View the execution status of a task flow

  1. Log on to the DMS console V5.0.
  2. In the top navigation bar, click DTS. In the left-side navigation pane, choose Data Development > Task Orchestration.
  3. Click the name of the task flow that you want to view to go to the details page of the task flow.
  4. Click Go to O&M in the upper-right corner of the canvas to view information on the task flow O&M page.
    • View basic information about the task flow. You can view the Created At, Changed At, Scheduling Settings, and Released parameters of the task flow.
    • Click the Running History tab. On the tab that appears, click Scheduling Trigger or Triggered Manually to view the records that are generated each time the task flow is triggered.
      Note
      • Scheduling Trigger: The task flow is automatically run at a specified point in time based on the scheduling parameters that you configure.
      • Triggered Manually: The task flow is run after you click Try Run.
      • Find the record that you want to view and click the Plus icon icon next to the Status column to view the detailed operation logs of the task flow.

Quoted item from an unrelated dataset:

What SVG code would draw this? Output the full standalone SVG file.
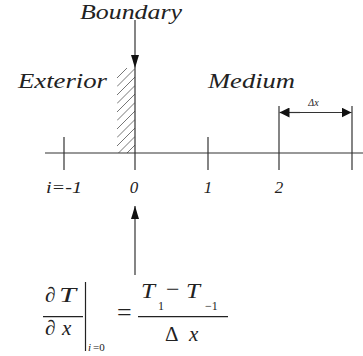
<svg xmlns="http://www.w3.org/2000/svg" width="363" height="356" viewBox="0 0 363 356">
<style>
.ln{stroke:#333;stroke-width:1.2;fill:none}
.ht{stroke:#666;stroke-width:0.9}
</style>
<defs>
<marker id="ah" viewBox="0 0 10 10" refX="10" refY="5" markerWidth="10" markerHeight="10" markerUnits="userSpaceOnUse" orient="auto">
<path d="M0,0 L10,5 L0,10 Z" fill="#111"/>
</marker>
<marker id="ab" viewBox="0 0 13 8" refX="13" refY="4" markerWidth="13" markerHeight="8" markerUnits="userSpaceOnUse" orient="auto">
<path d="M0,0 L13,4 L0,8 Z" fill="#111"/>
</marker>
<clipPath id="hc"><rect x="117" y="68" width="18" height="85"/></clipPath>
</defs>
<g id="hatch" clip-path="url(#hc)">
<line class="ht" x1="117" y1="78" x2="135" y2="60"/>
<line class="ht" x1="117" y1="86.5" x2="135" y2="68.5"/>
<line class="ht" x1="117" y1="95" x2="135" y2="77"/>
<line class="ht" x1="117" y1="103.5" x2="135" y2="85.5"/>
<line class="ht" x1="117" y1="112" x2="135" y2="94"/>
<line class="ht" x1="117" y1="120.5" x2="135" y2="102.5"/>
<line class="ht" x1="117" y1="129" x2="135" y2="111"/>
<line class="ht" x1="117" y1="137.5" x2="135" y2="119.5"/>
<line class="ht" x1="117" y1="146" x2="135" y2="128"/>
<line class="ht" x1="117" y1="154.5" x2="135" y2="136.5"/>
<line class="ht" x1="117" y1="163" x2="135" y2="145"/>
</g>
<g id="axis">
<line class="ln" x1="45" y1="153" x2="363" y2="153"/>
<line class="ln" x1="64" y1="137" x2="64" y2="170"/>
<line class="ln" x1="208" y1="137" x2="208" y2="170"/>
<line class="ln" x1="279" y1="106" x2="279" y2="170"/>
<line class="ln" x1="352" y1="106" x2="352" y2="170"/>
<line class="ln" x1="135" y1="68" x2="135" y2="170"/>
</g>
<g id="connectors">
<line class="ln" x1="135" y1="20" x2="135" y2="68" marker-end="url(#ab)"/>
<line class="ln" x1="135" y1="275" x2="135" y2="206" marker-end="url(#ab)"/>
<line class="ln" x1="300" y1="112.5" x2="279.5" y2="112.5" marker-end="url(#ah)"/>
<line class="ln" x1="300" y1="112.5" x2="351.5" y2="112.5" marker-end="url(#ah)"/>
</g>
<text id="boundary" font-family="Liberation Serif" font-style="italic" fill="#222" x="131" y="19" font-size="21" text-anchor="middle" textLength="102" lengthAdjust="spacingAndGlyphs">Boundary</text>
<text id="exterior" font-family="Liberation Serif" font-style="italic" fill="#222" x="18" y="88" font-size="22" textLength="89" lengthAdjust="spacingAndGlyphs">Exterior</text>
<text id="medium" font-family="Liberation Serif" font-style="italic" fill="#222" x="208" y="88" font-size="22" textLength="87" lengthAdjust="spacingAndGlyphs">Medium</text>
<text id="dx" font-family="Liberation Serif" font-style="italic" fill="#222" x="313.5" y="106" font-size="10" text-anchor="middle">Δx</text>
<text id="idx-m1" font-family="Liberation Serif" font-style="italic" fill="#222" x="46" y="193" font-size="17" textLength="36" lengthAdjust="spacingAndGlyphs">i=-1</text>
<text id="idx-0" font-family="Liberation Serif" font-style="italic" fill="#222" x="134" y="193" font-size="17" text-anchor="middle">0</text>
<text id="idx-1" font-family="Liberation Serif" font-style="italic" fill="#222" x="208" y="193" font-size="17" text-anchor="middle">1</text>
<text id="idx-2" font-family="Liberation Serif" font-style="italic" fill="#222" x="279" y="193" font-size="17" text-anchor="middle">2</text>
<text font-family="Liberation Serif" fill="#222" x="45" y="302" font-size="21">∂</text>
<text font-family="Liberation Serif" font-style="italic" fill="#222" x="59" y="302" font-size="21" textLength="17" lengthAdjust="spacingAndGlyphs">T</text>
<line x1="43" y1="316.7" x2="83" y2="316.7" stroke="#222" stroke-width="1.2"/>
<text font-family="Liberation Serif" fill="#222" x="45" y="335" font-size="21">∂</text>
<text font-family="Liberation Serif" font-style="italic" fill="#222" x="62" y="335" font-size="21">x</text>
<line x1="85.5" y1="282" x2="85.5" y2="351" stroke="#222" stroke-width="1.2"/>
<text font-family="Liberation Serif" font-style="italic" fill="#222" x="88" y="351" font-size="11">i</text>
<text font-family="Liberation Serif" fill="#222" x="93" y="351" font-size="11">=0</text>
<text font-family="Liberation Serif" fill="#222" x="117" y="321" font-size="26">=</text>
<text font-family="Liberation Serif" font-style="italic" fill="#222" x="141" y="298" font-size="21" textLength="14" lengthAdjust="spacingAndGlyphs">T</text>
<text font-family="Liberation Serif" fill="#222" x="158" y="310" font-size="12">1</text>
<text font-family="Liberation Serif" fill="#222" x="166" y="297" font-size="24">−</text>
<text font-family="Liberation Serif" font-style="italic" fill="#222" x="186" y="298" font-size="21" textLength="14" lengthAdjust="spacingAndGlyphs">T</text>
<text font-family="Liberation Serif" fill="#222" x="205" y="310" font-size="12">−1</text>
<line x1="138" y1="316.7" x2="228" y2="316.7" stroke="#222" stroke-width="1.2"/>
<text font-family="Liberation Serif" fill="#222" x="165" y="341" font-size="21">Δ</text>
<text font-family="Liberation Serif" font-style="italic" fill="#222" x="189" y="341" font-size="21">x</text>
</svg>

      • Find the record that you want to view and click Executive History in the Operating column. In the panel that appears, you can view the Operating Time, Operator, and Content parameters of the task flow.
      • Find a record of the task flow that you want to manage and click Exits, Rerun, Pause, Restore, or Set Successfully in the Operating column to manage the task flow based on its status.
        Note
        • You can rerun a task flow that is run as expected.
        • You can set the status of a failed task flow to Success.
        • You can terminate or pause a task flow that is running.
    • Click the Published Tasks tab. On the tab that appears, you can view the Version ID, Published By, and Published At parameters of the task flow. You can also click Details and DAG to view the details and directed acyclic graph (DAG) of the task flow.

      Select two records that have different Version ID and click Version Comparison to compare the differences between two versions of the task flow.